K.W. McCabe discovered that the iPotty served more as a toilet fountain than as a toilet training aid:
"So I bought this potty trainer with every intention of teaching my toddler the joys of pottying while fully distracted by technological media. Everything was going just wonderfully until, in a fit of excitement and hand-waving over the wonderfully detailed graphics on my ipads HD screen - my two year old sprayed the walls, the floor, me - and my ipad! It was too late to return the ipad and unfortunately my insurance does not cover urination-by-toddler, but I am most DEFINITELY returning this pee magnet. Thanks alot CTA >:-( "
Likewise, Linda Hudson ended up with a mess, compliments of her grandson:
"This is very cheaply made. I was disapointed [sic]. When my grandson uses as a potty, urine went everywhere, even with the splatter guard attached. I do not recomend [sic] it as a potty!"
Some other reviews poked fun at the iPotty in a different way.
Free Speech Lover ended up the victim of inadvertent classical conditioning:
I bought this and tried it out to make sure it was suitable for our 11-year-old (he does things at his own pace). The problem -- I tried it for too long and operant conditioned myself. Now I can't relieve myself unless I am playing Angry Birds or watching Netflix. This is awkward at the office and at urinals in general. Also whenever I am someplace without a wi-fi signal I become constipated."
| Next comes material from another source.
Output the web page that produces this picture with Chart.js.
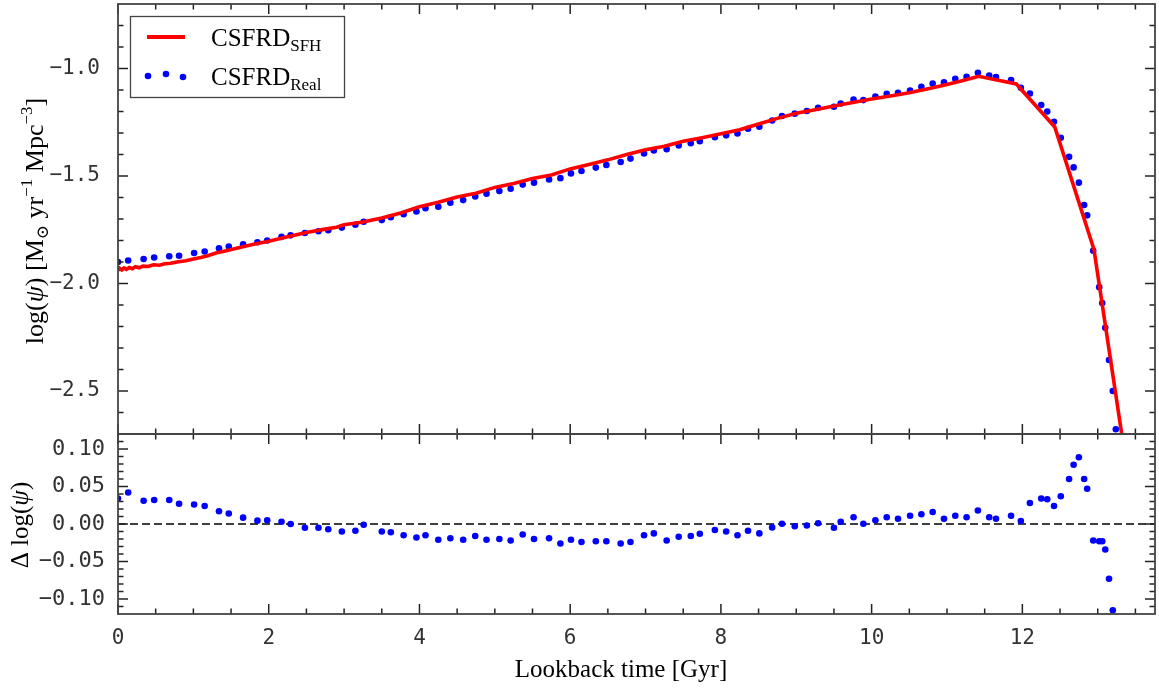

And in a show of shamelessness, David Worthington shared that he decided to embrace his iPotty and the accompanying "deep vein thrombosis."
Some parents raised other arguments. Some were upset that their children ended up wanting to sit on the iPotty only because they had become iPad addicts, and not because they needed to pee. One reviewer wrote that her son, when he outgrew the iPotty, began to sit backwards on the regular toilet. Others opined that the idea of encapsulating a $400 device in a flimsy $40 crap holder was not a good idea at all, despite the fact that the iPotty does come with a plastic screen cover (and one customer said the screen lock broke immediately).
Overall, there was an even split between positive and negative iPotty reviews, with some parents absolutely loving it. In retrospect, maybe things are not so different as they were back in my day. When I was little, my mom could plop me in front of the TV to watch "Sesame Street" or on the toilet with a Highlights magazine. When I was raising my brood, I dropped them in from of the VCR and let Ringo Starr and Thomas the Tank Engine mesmerize and entertain. Any my son used to look at a Fredrick's of Hollywood catalog when he pooped on his little toilet. He liked that "the ladieth" (he had a lisp) were "boobie ladieth." (He turns 21 this summer, and let me tell you: he hasn't changed.) I guess it's not such a stretch that, today, "vacuous, self-obsessed Apple fanatics" can avoid giving their children attention, in pure American style, with the iPotty (thank you, Paul Littlebury).